→ **The task**: Write out every line of the material as it stands, apart from the pictures.

→ **Material provided**:
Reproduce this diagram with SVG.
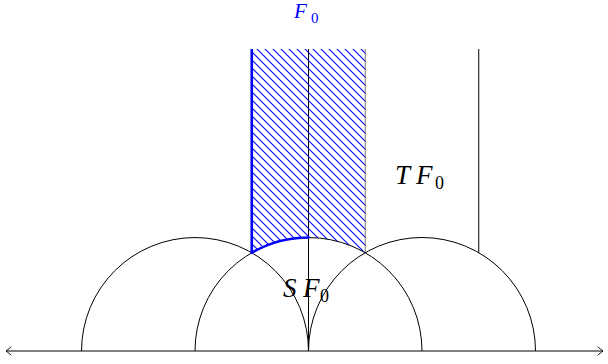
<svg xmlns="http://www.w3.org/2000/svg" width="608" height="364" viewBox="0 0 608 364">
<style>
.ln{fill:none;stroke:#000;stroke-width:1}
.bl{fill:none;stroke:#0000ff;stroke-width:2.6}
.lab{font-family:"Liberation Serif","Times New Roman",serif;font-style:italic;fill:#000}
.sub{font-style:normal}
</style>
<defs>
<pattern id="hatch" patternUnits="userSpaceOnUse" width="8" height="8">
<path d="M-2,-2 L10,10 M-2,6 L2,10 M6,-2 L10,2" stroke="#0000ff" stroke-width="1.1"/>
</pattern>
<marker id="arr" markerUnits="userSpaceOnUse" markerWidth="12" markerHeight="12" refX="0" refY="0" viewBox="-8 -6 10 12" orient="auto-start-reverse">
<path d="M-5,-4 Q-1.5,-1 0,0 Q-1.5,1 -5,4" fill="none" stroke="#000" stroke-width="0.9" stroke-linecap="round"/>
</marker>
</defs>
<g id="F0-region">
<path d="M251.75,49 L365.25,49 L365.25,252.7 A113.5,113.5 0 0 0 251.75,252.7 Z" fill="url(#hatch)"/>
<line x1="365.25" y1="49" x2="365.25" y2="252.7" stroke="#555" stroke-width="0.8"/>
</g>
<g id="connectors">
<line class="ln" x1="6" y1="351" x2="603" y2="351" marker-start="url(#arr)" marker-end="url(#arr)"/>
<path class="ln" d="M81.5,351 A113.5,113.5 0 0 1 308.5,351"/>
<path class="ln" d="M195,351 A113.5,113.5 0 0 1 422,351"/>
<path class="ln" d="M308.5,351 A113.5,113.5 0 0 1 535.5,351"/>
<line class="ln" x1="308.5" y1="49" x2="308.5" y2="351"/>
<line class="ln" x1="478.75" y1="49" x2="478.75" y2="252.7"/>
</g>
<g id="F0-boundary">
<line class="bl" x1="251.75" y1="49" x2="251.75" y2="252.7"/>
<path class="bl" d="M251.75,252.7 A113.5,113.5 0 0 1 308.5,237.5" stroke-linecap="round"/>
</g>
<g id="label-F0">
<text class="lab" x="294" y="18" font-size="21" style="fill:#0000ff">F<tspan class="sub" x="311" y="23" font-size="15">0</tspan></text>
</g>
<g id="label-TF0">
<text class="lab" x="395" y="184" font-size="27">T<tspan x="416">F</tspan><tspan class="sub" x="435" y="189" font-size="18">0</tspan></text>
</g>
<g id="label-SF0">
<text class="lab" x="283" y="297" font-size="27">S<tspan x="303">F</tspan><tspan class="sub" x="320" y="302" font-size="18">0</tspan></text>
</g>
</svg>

→ **Expected answer**:
Reproduce this diagram with SVG.
<svg xmlns="http://www.w3.org/2000/svg" width="608" height="364" viewBox="0 0 608 364">
<style>
.ln{fill:none;stroke:#000;stroke-width:1}
.bl{fill:none;stroke:#0000ff;stroke-width:2.6}
.lab{font-family:"Liberation Serif","Times New Roman",serif;font-style:italic;fill:#000}
.sub{font-style:normal}
</style>
<defs>
<pattern id="hatch" patternUnits="userSpaceOnUse" width="8" height="8">
<path d="M-2,-2 L10,10 M-2,6 L2,10 M6,-2 L10,2" stroke="#0000ff" stroke-width="1.1"/>
</pattern>
<marker id="arr" markerUnits="userSpaceOnUse" markerWidth="12" markerHeight="12" refX="0" refY="0" viewBox="-8 -6 10 12" orient="auto-start-reverse">
<path d="M-5,-4 Q-1.5,-1 0,0 Q-1.5,1 -5,4" fill="none" stroke="#000" stroke-width="0.9" stroke-linecap="round"/>
</marker>
</defs>
<g id="F0-region">
<path d="M251.75,49 L365.25,49 L365.25,252.7 A113.5,113.5 0 0 0 251.75,252.7 Z" fill="url(#hatch)"/>
<line x1="365.25" y1="49" x2="365.25" y2="252.7" stroke="#555" stroke-width="0.8"/>
</g>
<g id="connectors">
<line class="ln" x1="6" y1="351" x2="603" y2="351" marker-start="url(#arr)" marker-end="url(#arr)"/>
<path class="ln" d="M81.5,351 A113.5,113.5 0 0 1 308.5,351"/>
<path class="ln" d="M195,351 A113.5,113.5 0 0 1 422,351"/>
<path class="ln" d="M308.5,351 A113.5,113.5 0 0 1 535.5,351"/>
<line class="ln" x1="308.5" y1="49" x2="308.5" y2="351"/>
<line class="ln" x1="478.75" y1="49" x2="478.75" y2="252.7"/>
</g>
<g id="F0-boundary">
<line class="bl" x1="251.75" y1="49" x2="251.75" y2="252.7"/>
<path class="bl" d="M251.75,252.7 A113.5,113.5 0 0 1 308.5,237.5" stroke-linecap="round"/>
</g>
<g id="label-F0">
<text class="lab" x="294" y="18" font-size="21" style="fill:#0000ff">F<tspan class="sub" x="311" y="23" font-size="15">0</tspan></text>
</g>
<g id="label-TF0">
<text class="lab" x="395" y="184" font-size="27">T<tspan x="416">F</tspan><tspan class="sub" x="435" y="189" font-size="18">0</tspan></text>
</g>
<g id="label-SF0">
<text class="lab" x="283" y="297" font-size="27">S<tspan x="303">F</tspan><tspan class="sub" x="320" y="302" font-size="18">0</tspan></text>
</g>
</svg>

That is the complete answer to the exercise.